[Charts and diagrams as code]
....
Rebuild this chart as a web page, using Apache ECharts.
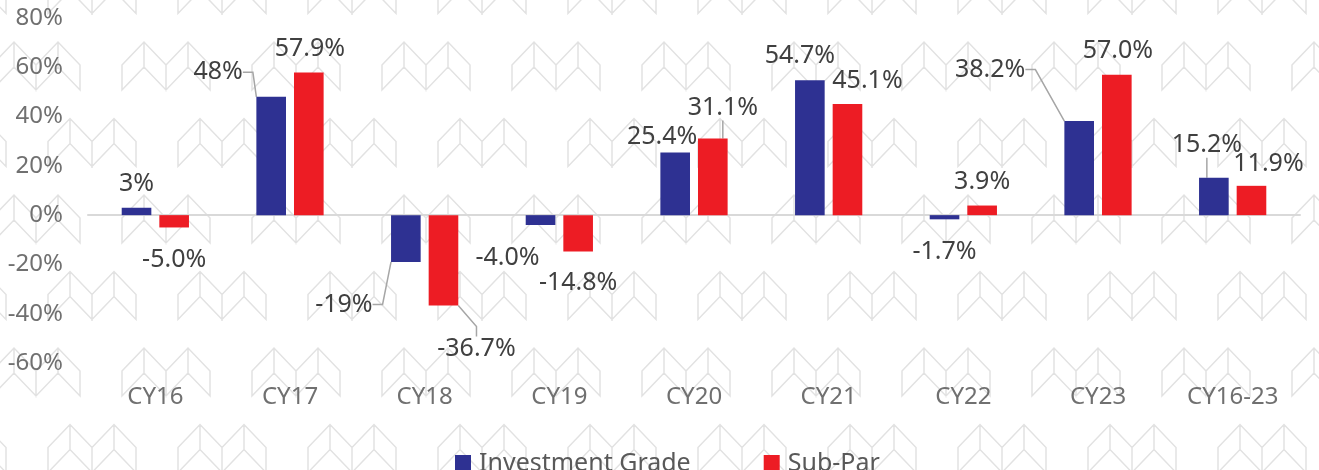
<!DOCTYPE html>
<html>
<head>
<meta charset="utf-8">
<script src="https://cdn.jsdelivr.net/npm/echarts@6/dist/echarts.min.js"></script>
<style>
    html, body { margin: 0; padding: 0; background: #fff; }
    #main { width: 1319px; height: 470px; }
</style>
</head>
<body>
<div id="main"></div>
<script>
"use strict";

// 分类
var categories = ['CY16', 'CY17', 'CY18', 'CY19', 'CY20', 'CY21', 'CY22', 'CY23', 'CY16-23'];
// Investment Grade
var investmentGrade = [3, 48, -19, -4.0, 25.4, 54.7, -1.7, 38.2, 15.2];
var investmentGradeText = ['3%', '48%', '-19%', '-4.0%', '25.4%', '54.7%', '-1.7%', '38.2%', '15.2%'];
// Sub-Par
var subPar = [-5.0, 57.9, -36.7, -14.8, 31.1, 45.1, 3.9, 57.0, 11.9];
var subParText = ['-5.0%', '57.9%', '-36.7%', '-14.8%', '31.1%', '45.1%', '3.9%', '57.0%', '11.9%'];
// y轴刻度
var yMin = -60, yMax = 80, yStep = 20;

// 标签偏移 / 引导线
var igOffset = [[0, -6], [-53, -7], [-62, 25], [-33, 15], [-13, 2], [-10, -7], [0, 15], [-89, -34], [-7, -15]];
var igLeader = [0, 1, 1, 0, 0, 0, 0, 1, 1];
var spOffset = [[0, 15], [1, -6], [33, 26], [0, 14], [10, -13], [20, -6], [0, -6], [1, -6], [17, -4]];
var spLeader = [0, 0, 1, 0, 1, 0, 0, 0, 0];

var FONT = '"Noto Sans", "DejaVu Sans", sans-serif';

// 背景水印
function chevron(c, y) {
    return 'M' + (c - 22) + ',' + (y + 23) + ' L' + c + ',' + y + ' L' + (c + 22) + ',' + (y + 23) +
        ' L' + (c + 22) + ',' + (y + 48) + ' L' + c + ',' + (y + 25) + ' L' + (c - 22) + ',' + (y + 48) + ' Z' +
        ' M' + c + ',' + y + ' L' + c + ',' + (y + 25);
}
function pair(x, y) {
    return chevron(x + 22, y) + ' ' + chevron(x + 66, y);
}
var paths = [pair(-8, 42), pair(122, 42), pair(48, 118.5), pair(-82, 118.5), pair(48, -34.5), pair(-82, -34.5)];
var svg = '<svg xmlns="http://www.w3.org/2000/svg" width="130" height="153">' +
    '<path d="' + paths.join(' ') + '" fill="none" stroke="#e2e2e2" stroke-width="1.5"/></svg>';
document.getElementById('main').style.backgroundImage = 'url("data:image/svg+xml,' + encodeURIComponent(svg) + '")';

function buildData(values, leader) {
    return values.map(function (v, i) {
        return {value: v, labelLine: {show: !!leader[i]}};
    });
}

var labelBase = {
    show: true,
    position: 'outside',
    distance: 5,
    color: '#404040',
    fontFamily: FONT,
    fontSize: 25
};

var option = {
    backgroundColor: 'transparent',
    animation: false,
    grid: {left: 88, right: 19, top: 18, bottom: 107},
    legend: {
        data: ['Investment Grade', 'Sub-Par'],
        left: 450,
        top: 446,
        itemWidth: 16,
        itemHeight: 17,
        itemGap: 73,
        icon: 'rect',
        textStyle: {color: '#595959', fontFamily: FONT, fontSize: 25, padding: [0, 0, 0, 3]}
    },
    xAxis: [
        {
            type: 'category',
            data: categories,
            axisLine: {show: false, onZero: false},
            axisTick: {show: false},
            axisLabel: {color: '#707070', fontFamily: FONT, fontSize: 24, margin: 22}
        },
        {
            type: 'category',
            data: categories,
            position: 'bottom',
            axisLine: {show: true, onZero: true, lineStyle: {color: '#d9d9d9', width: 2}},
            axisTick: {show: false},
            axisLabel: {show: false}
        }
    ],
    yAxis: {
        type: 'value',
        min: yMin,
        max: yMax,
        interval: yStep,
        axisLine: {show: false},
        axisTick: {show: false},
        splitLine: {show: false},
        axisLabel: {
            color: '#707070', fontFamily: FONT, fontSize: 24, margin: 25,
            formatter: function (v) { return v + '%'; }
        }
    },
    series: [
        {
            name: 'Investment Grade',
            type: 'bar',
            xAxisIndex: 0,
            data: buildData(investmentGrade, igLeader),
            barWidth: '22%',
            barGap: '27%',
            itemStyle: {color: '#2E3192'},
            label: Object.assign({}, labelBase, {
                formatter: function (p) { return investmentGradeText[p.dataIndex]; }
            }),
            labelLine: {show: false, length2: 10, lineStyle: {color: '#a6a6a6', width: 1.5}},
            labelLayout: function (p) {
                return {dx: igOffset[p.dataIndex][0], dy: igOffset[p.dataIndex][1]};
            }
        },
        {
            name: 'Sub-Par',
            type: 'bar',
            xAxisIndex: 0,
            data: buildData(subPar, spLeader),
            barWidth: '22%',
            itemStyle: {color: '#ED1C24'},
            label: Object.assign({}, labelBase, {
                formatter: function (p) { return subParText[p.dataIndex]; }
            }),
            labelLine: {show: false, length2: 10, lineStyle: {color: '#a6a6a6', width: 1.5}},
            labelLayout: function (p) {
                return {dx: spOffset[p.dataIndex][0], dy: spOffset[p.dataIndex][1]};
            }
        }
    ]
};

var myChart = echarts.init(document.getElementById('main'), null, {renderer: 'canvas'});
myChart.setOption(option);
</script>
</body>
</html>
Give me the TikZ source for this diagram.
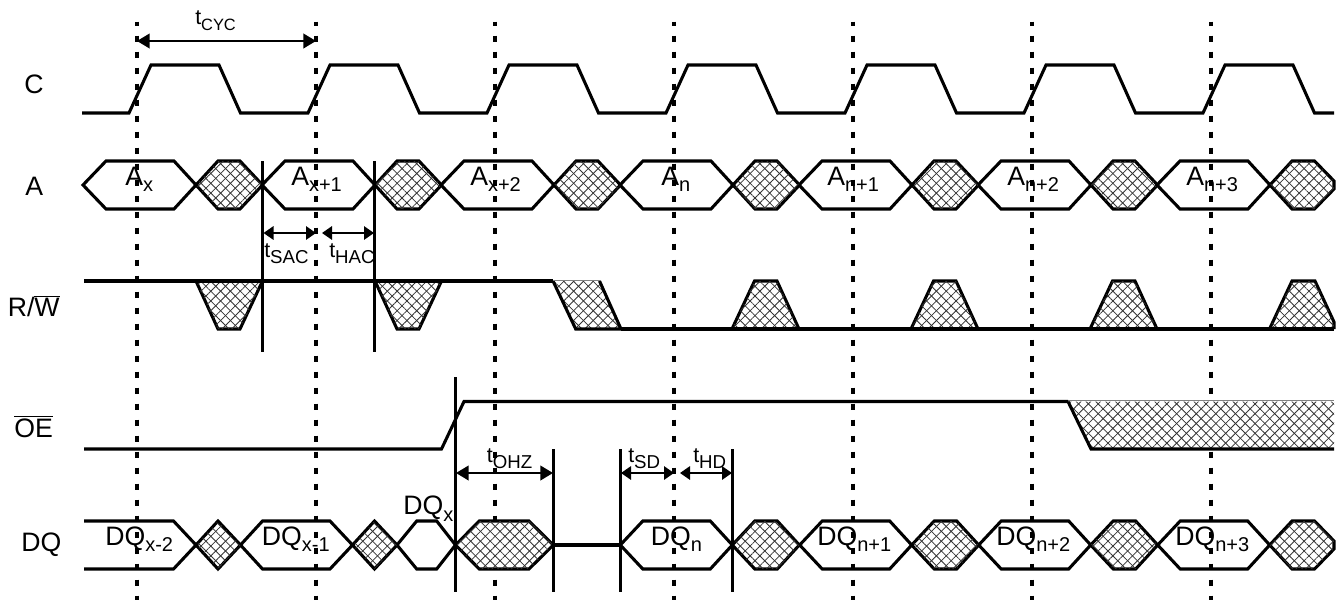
....
- **WRITTEN TASK**
Transcribe every record above exactly as written, leaving out any pictures.

- **THE COMPLETED TASK**
Rebuild this chart as a web page, using Apache ECharts.
<!DOCTYPE html>
<html>
<head>
<meta charset="utf-8">
<script src="https://cdn.jsdelivr.net/npm/echarts@6/dist/echarts.min.js"></script>
<style>
    html, body { margin: 0; padding: 0; background: #fff; }
    #main { width: 1319px; height: 470px; }
</style>
</head>
<body>
<div id="main"></div>
<script>
"use strict";

// 分类
var categories = ['CY16', 'CY17', 'CY18', 'CY19', 'CY20', 'CY21', 'CY22', 'CY23', 'CY16-23'];
// Investment Grade
var investmentGrade = [3, 48, -19, -4.0, 25.4, 54.7, -1.7, 38.2, 15.2];
var investmentGradeText = ['3%', '48%', '-19%', '-4.0%', '25.4%', '54.7%', '-1.7%', '38.2%', '15.2%'];
// Sub-Par
var subPar = [-5.0, 57.9, -36.7, -14.8, 31.1, 45.1, 3.9, 57.0, 11.9];
var subParText = ['-5.0%', '57.9%', '-36.7%', '-14.8%', '31.1%', '45.1%', '3.9%', '57.0%', '11.9%'];
// y轴刻度
var yMin = -60, yMax = 80, yStep = 20;

// 标签偏移 / 引导线
var igOffset = [[0, -6], [-53, -7], [-62, 25], [-33, 15], [-13, 2], [-10, -7], [0, 15], [-89, -34], [-7, -15]];
var igLeader = [0, 1, 1, 0, 0, 0, 0, 1, 1];
var spOffset = [[0, 15], [1, -6], [33, 26], [0, 14], [10, -13], [20, -6], [0, -6], [1, -6], [17, -4]];
var spLeader = [0, 0, 1, 0, 1, 0, 0, 0, 0];

var FONT = '"Noto Sans", "DejaVu Sans", sans-serif';

// 背景水印
function chevron(c, y) {
    return 'M' + (c - 22) + ',' + (y + 23) + ' L' + c + ',' + y + ' L' + (c + 22) + ',' + (y + 23) +
        ' L' + (c + 22) + ',' + (y + 48) + ' L' + c + ',' + (y + 25) + ' L' + (c - 22) + ',' + (y + 48) + ' Z' +
        ' M' + c + ',' + y + ' L' + c + ',' + (y + 25);
}
function pair(x, y) {
    return chevron(x + 22, y) + ' ' + chevron(x + 66, y);
}
var paths = [pair(-8, 42), pair(122, 42), pair(48, 118.5), pair(-82, 118.5), pair(48, -34.5), pair(-82, -34.5)];
var svg = '<svg xmlns="http://www.w3.org/2000/svg" width="130" height="153">' +
    '<path d="' + paths.join(' ') + '" fill="none" stroke="#e2e2e2" stroke-width="1.5"/></svg>';
document.getElementById('main').style.backgroundImage = 'url("data:image/svg+xml,' + encodeURIComponent(svg) + '")';

function buildData(values, leader) {
    return values.map(function (v, i) {
        return {value: v, labelLine: {show: !!leader[i]}};
    });
}

var labelBase = {
    show: true,
    position: 'outside',
    distance: 5,
    color: '#404040',
    fontFamily: FONT,
    fontSize: 25
};

var option = {
    backgroundColor: 'transparent',
    animation: false,
    grid: {left: 88, right: 19, top: 18, bottom: 107},
    legend: {
        data: ['Investment Grade', 'Sub-Par'],
        left: 450,
        top: 446,
        itemWidth: 16,
        itemHeight: 17,
        itemGap: 73,
        icon: 'rect',
        textStyle: {color: '#595959', fontFamily: FONT, fontSize: 25, padding: [0, 0, 0, 3]}
    },
    xAxis: [
        {
            type: 'category',
            data: categories,
            axisLine: {show: false, onZero: false},
            axisTick: {show: false},
            axisLabel: {color: '#707070', fontFamily: FONT, fontSize: 24, margin: 22}
        },
        {
            type: 'category',
            data: categories,
            position: 'bottom',
            axisLine: {show: true, onZero: true, lineStyle: {color: '#d9d9d9', width: 2}},
            axisTick: {show: false},
            axisLabel: {show: false}
        }
    ],
    yAxis: {
        type: 'value',
        min: yMin,
        max: yMax,
        interval: yStep,
        axisLine: {show: false},
        axisTick: {show: false},
        splitLine: {show: false},
        axisLabel: {
            color: '#707070', fontFamily: FONT, fontSize: 24, margin: 25,
            formatter: function (v) { return v + '%'; }
        }
    },
    series: [
        {
            name: 'Investment Grade',
            type: 'bar',
            xAxisIndex: 0,
            data: buildData(investmentGrade, igLeader),
            barWidth: '22%',
            barGap: '27%',
            itemStyle: {color: '#2E3192'},
            label: Object.assign({}, labelBase, {
                formatter: function (p) { return investmentGradeText[p.dataIndex]; }
            }),
            labelLine: {show: false, length2: 10, lineStyle: {color: '#a6a6a6', width: 1.5}},
            labelLayout: function (p) {
                return {dx: igOffset[p.dataIndex][0], dy: igOffset[p.dataIndex][1]};
            }
        },
        {
            name: 'Sub-Par',
            type: 'bar',
            xAxisIndex: 0,
            data: buildData(subPar, spLeader),
            barWidth: '22%',
            itemStyle: {color: '#ED1C24'},
            label: Object.assign({}, labelBase, {
                formatter: function (p) { return subParText[p.dataIndex]; }
            }),
            labelLine: {show: false, length2: 10, lineStyle: {color: '#a6a6a6', width: 1.5}},
            labelLayout: function (p) {
                return {dx: spOffset[p.dataIndex][0], dy: spOffset[p.dataIndex][1]};
            }
        }
    ]
};

var myChart = echarts.init(document.getElementById('main'), null, {renderer: 'canvas'});
myChart.setOption(option);
</script>
</body>
</html>
Give me the TikZ source for this diagram.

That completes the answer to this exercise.